Впрочем, спектральные сдвиги в пространстве рациональностей в одну сторону непременно хоть как-то должны уравновешиваться сдвигами в другую сторону. А именно: вместе с повышением заселенности среды, устремившейся к максимально упрощенной рациональности, возникают геометрические центры сложности, своеобразные островки в океане сравнительно однообразной рациональной стихии. Эти островки не просто компенсируют общую тенденцию упрощения, но и открывают геометрические окна соответствия между старым и новым мирами. Так было с Эйнштейном, Пуанкаре, и Минковским, а также с Гуссерлем и Ортегою-и-Гассетом, открывшими свои окна в новый мир в период между 1905-м и 1919-м годами от РХ, как раз во время максимального иррационального разогрева мира. Так было с рождением, или лучше сказать, зачатием квантовомеханического формализма, тогда еще в самых недрах мышления юного Гейзенберга, в результате его довольно случайной встречи с платоновским "Тимеем" на крыше мюнхенской духовной семинарии, на Людвигштрассе, во время баварской пролетарской революции в 1919-м. Так было с Платоновым, на фоне убогих пролетарских эстетических упрощений открывшим эстетику маловероятной геометрической сложности.Так, похоже, обстоит дело с Пелевиным, первооткрывателем информационно-континуумальной беллетристики.

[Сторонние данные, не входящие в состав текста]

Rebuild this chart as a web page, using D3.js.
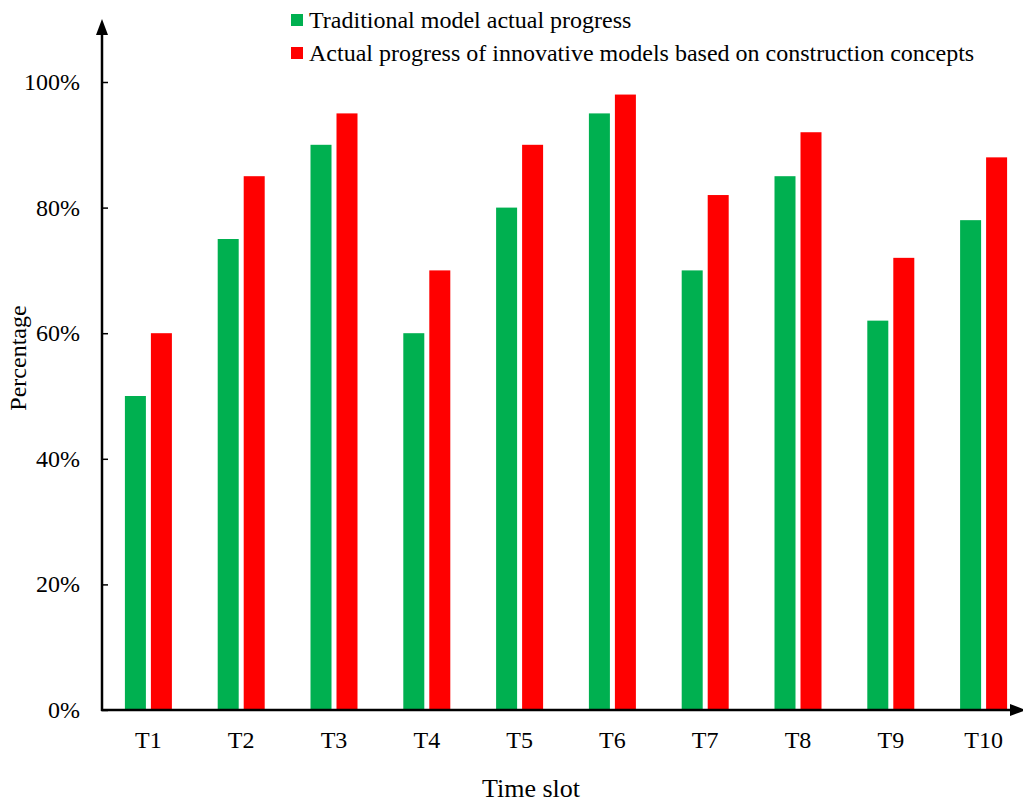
<!DOCTYPE html>
<html>
<head>
<meta charset="utf-8">
<script src="https://cdn.jsdelivr.net/npm/d3@7"></script>
<style>
  html, body { margin: 0; padding: 0; background: #fff; }
  svg { display: block; font-family: "Liberation Serif", "Times New Roman", serif; }
</style>
</head>
<body>
<svg id="chart" width="1023" height="802"></svg>
<script>
const categories = ["T1", "T2", "T3", "T4", "T5", "T6", "T7", "T8", "T9", "T10"];
const seriesNames = [
  "Traditional model actual progress",
  "Actual progress of innovative models based on construction concepts"
];
const traditional = [50, 75, 90, 60, 80, 95, 70, 85, 62, 78];
const innovative = [60, 85, 95, 70, 90, 98, 82, 92, 72, 88];
const yTicks = [0, 20, 40, 60, 80, 100];
const colors = ["#00b050", "#ff0000"];

const svg = d3.select("#chart");
const plotLeft = 102, plotBottom = 710, plotTop = 82, plotRight = 1030;

const x = d3.scaleBand().domain(categories).range([plotLeft, plotRight]).padding(0);
const y = d3.scaleLinear().domain([0, 100]).range([plotBottom, plotTop]);

const barW = 21, gap = 5;
const series = [traditional, innovative];

series.forEach((vals, si) => {
  svg.append("g").selectAll("rect")
    .data(vals)
    .join("rect")
    .attr("x", (d, i) => x(categories[i]) + x.bandwidth() / 2 - gap / 2 - barW + si * (barW + gap))
    .attr("y", d => y(d))
    .attr("width", barW)
    .attr("height", d => y(0) - y(d))
    .attr("fill", colors[si]);
});

// y axis with inward ticks
const yAxis = d3.axisRight(y).tickValues(yTicks).tickSize(6).tickFormat("");
const gy = svg.append("g").attr("transform", `translate(${plotLeft},0)`).call(yAxis);
gy.select(".domain").remove();
gy.selectAll(".tick line").attr("stroke", "#000").attr("stroke-width", 1.5);

svg.append("g").selectAll("text")
  .data(yTicks)
  .join("text")
  .attr("x", 80)
  .attr("y", d => y(d) + 8)
  .attr("text-anchor", "end")
  .attr("font-size", 24)
  .text(d => d + "%");

// x axis labels
const xAxis = d3.axisBottom(x).tickSize(0).tickPadding(21);
const gx = svg.append("g").attr("transform", `translate(0,${plotBottom})`).call(xAxis);
gx.select(".domain").remove();
gx.selectAll("text").attr("font-size", 24).attr("font-family", "Liberation Serif, Times New Roman, serif").attr("fill", "#000");

// axis lines with arrowheads
svg.append("line").attr("x1", plotLeft).attr("x2", plotLeft).attr("y1", plotBottom + 1).attr("y2", 30)
  .attr("stroke", "#000").attr("stroke-width", 2.5);
svg.append("path").attr("d", `M${plotLeft - 6},35 L${plotLeft},19 L${plotLeft + 6},35 Z`).attr("fill", "#000");

svg.append("line").attr("x1", plotLeft - 1).attr("x2", 1015).attr("y1", plotBottom).attr("y2", plotBottom)
  .attr("stroke", "#000").attr("stroke-width", 2.5);
svg.append("path").attr("d", `M1010,${plotBottom - 6} L1026,${plotBottom} L1010,${plotBottom + 6} Z`).attr("fill", "#000");

// axis titles
svg.append("text").attr("x", 531).attr("y", 797).attr("text-anchor", "middle")
  .attr("font-size", 26).text("Time slot");
svg.append("text").attr("transform", "translate(26,358) rotate(-90)").attr("text-anchor", "middle")
  .attr("font-size", 24).text("Percentage");

// legend
const legend = svg.append("g");
seriesNames.forEach((name, i) => {
  const ly = 14 + i * 33;
  legend.append("rect").attr("x", 291).attr("y", ly).attr("width", 12).attr("height", 12).attr("fill", colors[i]);
  legend.append("text").attr("x", 309).attr("y", ly + 14).attr("font-size", 24).text(name);
});
</script>
</body>
</html>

Ситуация с прорывами мысли в моменты междуметрических переходов служит хорошей картиной того, что происходит с геометрическими уровнями рациональностей в эти осевые (по Ясперсу) моменты истории. Когда разрушается тот самый слой, который в спокойное время служил залогом устойчивости, мы, недавние обитатели его, вынуждены столкнуться с дискомфортом, образованным этим разрушением. А к дискомфорту мы относимся по-разному. Те, кто привык относиться к появившимся вдруг в своей жизни неудобствам пассивно, остаются жить в заметно ухудшившихся условиях, ожидая ремонта, который, по их святой вере, не может же когда-нибудь не состояться. Другие, отличающиеся от первых прежде всего активным способом реагировать на изменения вокруг себя, переселяются в другие слои, более комфортные для жизни в это время. Причем каждый из них понимает комфортные условия по-своему, и в зависимости от этого выбирает свой путь: вниз или вверх.

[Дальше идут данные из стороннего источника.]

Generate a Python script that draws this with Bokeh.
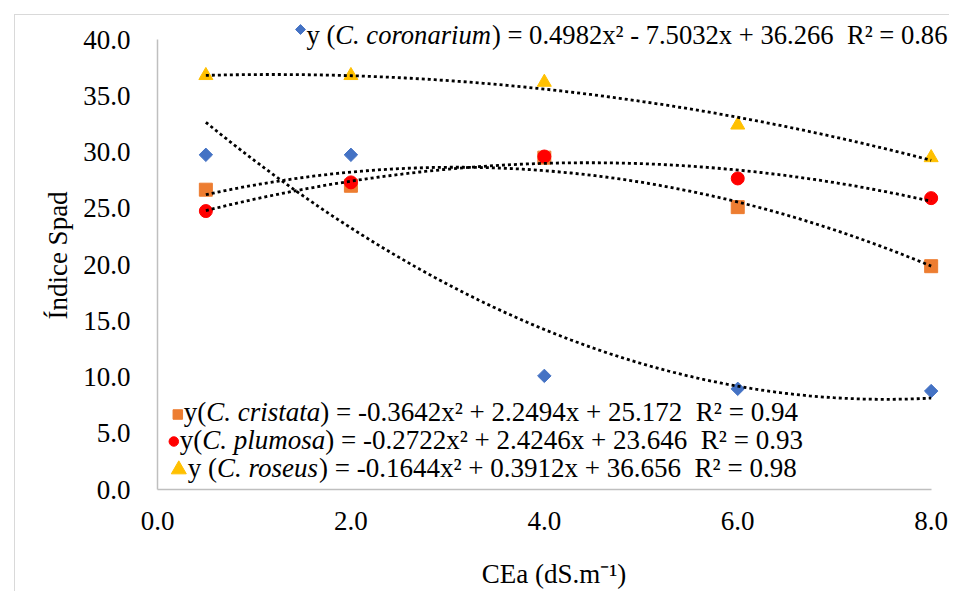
import numpy as np
from math import pi
from bokeh.plotting import figure
from bokeh.models import Range1d, FixedTicker, PrintfTickFormatter, Label
from bokeh.embed import file_html
from bokeh.resources import INLINE

# ---------------- data ----------------
cea = [0.5, 2.0, 4.0, 6.0, 8.0]
coronarium = [29.75, 29.75, 10.1, 8.95, 8.75]
cristata = [26.65, 27.0, 29.5, 25.1, 19.85]
plumosa = [24.75, 27.3, 29.6, 27.65, 25.9]
roseus = [36.8, 36.8, 36.2, 32.4, 29.5]

# trendline coefficients (a, b, c) shown in the chart: y = a x^2 + b x + c
coef_coronarium = [0.4982, -7.5032, 36.266]
coef_cristata = [-0.3642, 2.2494, 25.172]
coef_plumosa = [-0.2722, 2.4246, 23.646]
coef_roseus = [-0.1644, 0.3912, 36.656]

x_ticks = [0, 2, 4, 6, 8]
y_ticks = [0, 5, 10, 15, 20, 25, 30, 35, 40]

# ---------------- layout ----------------
OFF = 15                      # chart-area border offset (margin 14 + border 1)
W, H = 935, 577
ML, MR, MT, MB = 142, 0, 6, 103
XMAX = 8.2
YMAX = 41.6
FONT = "Liberation Serif"
FS = 27

p = figure(width=W, height=H, output_backend="svg", toolbar_location=None,
           x_range=Range1d(0, XMAX), y_range=Range1d(0, YMAX),
           min_border_left=ML, min_border_right=MR,
           min_border_top=MT, min_border_bottom=MB)
p.styles = {"margin-left": "14px", "margin-top": "14px",
            "border-left": "1px solid #D9D9D9", "border-top": "1px solid #D9D9D9"}
p.outline_line_color = None
p.grid.visible = False
p.background_fill_color = "white"
p.border_fill_color = "white"

# screen-pixel -> data helpers (for annotation placement only)
X0P = OFF + ML
XS = (W - ML - MR) / XMAX
Y0P = OFF + H - MB
YS = (H - MT - MB) / YMAX


def px2x(px):
    return (px - X0P) / XS


def px2y(py):
    return (Y0P - py) / YS


for ax in (p.xaxis[0], p.yaxis[0]):
    ax.major_tick_line_color = None
    ax.minor_tick_line_color = None
    ax.major_tick_out = 0
    ax.major_tick_in = 0
    ax.axis_line_color = "#BFBFBF"
    ax.axis_line_width = 1.5
    ax.major_label_text_font = FONT
    ax.major_label_text_font_size = f"{FS}px"
    ax.major_label_text_color = "black"
    ax.formatter = PrintfTickFormatter(format="%.1f")
    ax.axis_label_text_font = FONT
    ax.axis_label_text_font_size = f"{FS}px"
    ax.axis_label_text_font_style = "normal"
    ax.axis_label_text_color = "black"

p.xaxis[0].ticker = FixedTicker(ticks=x_ticks)
p.xaxis[0].bounds = (0, 8)
p.xaxis[0].major_label_standoff = 22
p.xaxis[0].axis_label = "CEa (dS.m⁻¹)"
p.xaxis[0].axis_label_standoff = 26
p.yaxis[0].ticker = FixedTicker(ticks=y_ticks)
p.yaxis[0].bounds = (0, 40)
p.yaxis[0].major_label_standoff = 27
p.yaxis[0].axis_label = "Índice Spad"
p.yaxis[0].axis_label_standoff = 7

# ---------------- markers ----------------
p.scatter(cea, coronarium, marker="square", angle=pi / 4, size=9.5, color="#4472C4")
p.scatter(cea, cristata, marker="square", size=13, color="#ED7D31")
p.scatter(cea, plumosa, marker="circle", size=13, color="#FF0000")
p.scatter(cea, roseus, marker="triangle", size=14, color="#FFC000")

# ---------------- trendlines ----------------
xs = np.linspace(cea[0], cea[-1], 150)
for coef in (coef_coronarium, coef_cristata, coef_plumosa, coef_roseus):
    p.line(xs, np.polyval(coef, xs), line_color="black", line_width=2.8, line_dash="3 3")

# ---------------- text helpers ----------------
RM = {' ': 250, '(': 333, ')': 333, '=': 564, '-': 333, '+': 564, '.': 250,
      'x': 500, 'y': 500, 'R': 667, '²': 300, 'C': 667, 'E': 611, 'a': 444,
      'd': 500, 'S': 556, 'm': 778}
IT = {'C': 667, '.': 250, ' ': 250, 'c': 444, 'o': 500, 'r': 389, 'n': 500,
      'a': 500, 'i': 278, 'u': 500, 'm': 722, 's': 389, 't': 278, 'p': 500,
      'l': 278, 'e': 444}


def tw(s, italic=False, size=FS):
    t = IT if italic else RM
    return sum(t.get(c, 500) for c in s) * size / 1000.0


def label(px, py, text, italic=False, size=FS, align="left", angle=0.0):
    p.add_layout(Label(x=px2x(px), y=px2y(py), text=text, text_font=FONT,
                       text_font_size=f"{size}px",
                       text_font_style="italic" if italic else "normal",
                       text_color="black", text_align=align,
                       text_baseline="middle", angle=angle))


def eq_line(px, py, segs, size=FS):
    x = px
    for text, italic in segs:
        if text is None:
            x += tw("  ", size=size)
            continue
        label(x, py, text, italic, size=size)
        x += tw(text, italic, size=size)


# legend keys
p.scatter([px2x(300)], [px2y(29)], marker="square", angle=pi / 4, size=7, color="#4472C4")
p.scatter([px2x(177.3)], [px2y(414)], marker="square", size=9.5, color="#ED7D31")
p.scatter([px2x(173.3)], [px2y(441)], marker="circle", size=9.5, color="#FF0000")
p.scatter([px2x(178.3)], [px2y(469)], marker="triangle", size=15, color="#FFC000")

eq_line(306, 34.5, [("y (", False), ("C. coronarium", True),
                    (") = 0.4982x² - 7.5032x + 36.266", False), (None, False),
                    ("R² = 0.86", False)], size=26.6)
eq_line(183.3, 411.7, [("y(", False), ("C. cristata", True),
                       (") = -0.3642x² + 2.2494x + 25.172", False), (None, False),
                       ("R² = 0.94", False)])
eq_line(179.3, 439.2, [("y(", False), ("C. plumosa", True),
                       (") = -0.2722x² + 2.4246x + 23.646", False), (None, False),
                       ("R² = 0.93", False)])
eq_line(187.3, 467.3, [("y (", False), ("C. roseus", True),
                       (") = -0.1644x² + 0.3912x + 36.656", False), (None, False),
                       ("R² = 0.98", False)])

open("out.html", "w", encoding="utf-8").write(file_html(p, INLINE))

На языке структуры пространства жизненного мира путь вниз означает спуск к слоям рациональностей, близким к рациональности животных инстинктов, то есть к рациональности упрощенных мотиваций, то есть, к метрически обедненному слою континуумальной реальности. Путь вверх, наоборот, означает прорыв мысли в метрически новую рациональность, открытие этой новой, необитаемой еще рациональности. Первый путь – широкий путь, он очевиден (очень хорошо виден) и энергетически очень прост и доступен. Поэтому по этому пути, готовому своей шириной вместить многих, и устремляются многие. Второй путь – малозаметен, узок и требует хорошего прыжка, а то даже и взлета (в крайнем случае – отчаянной альпинистской сноровки). В силу малозаметности, узости и явных энергетических неудобств второй способ переместиться из обжитого слоя рациональностей совершают в одиночку.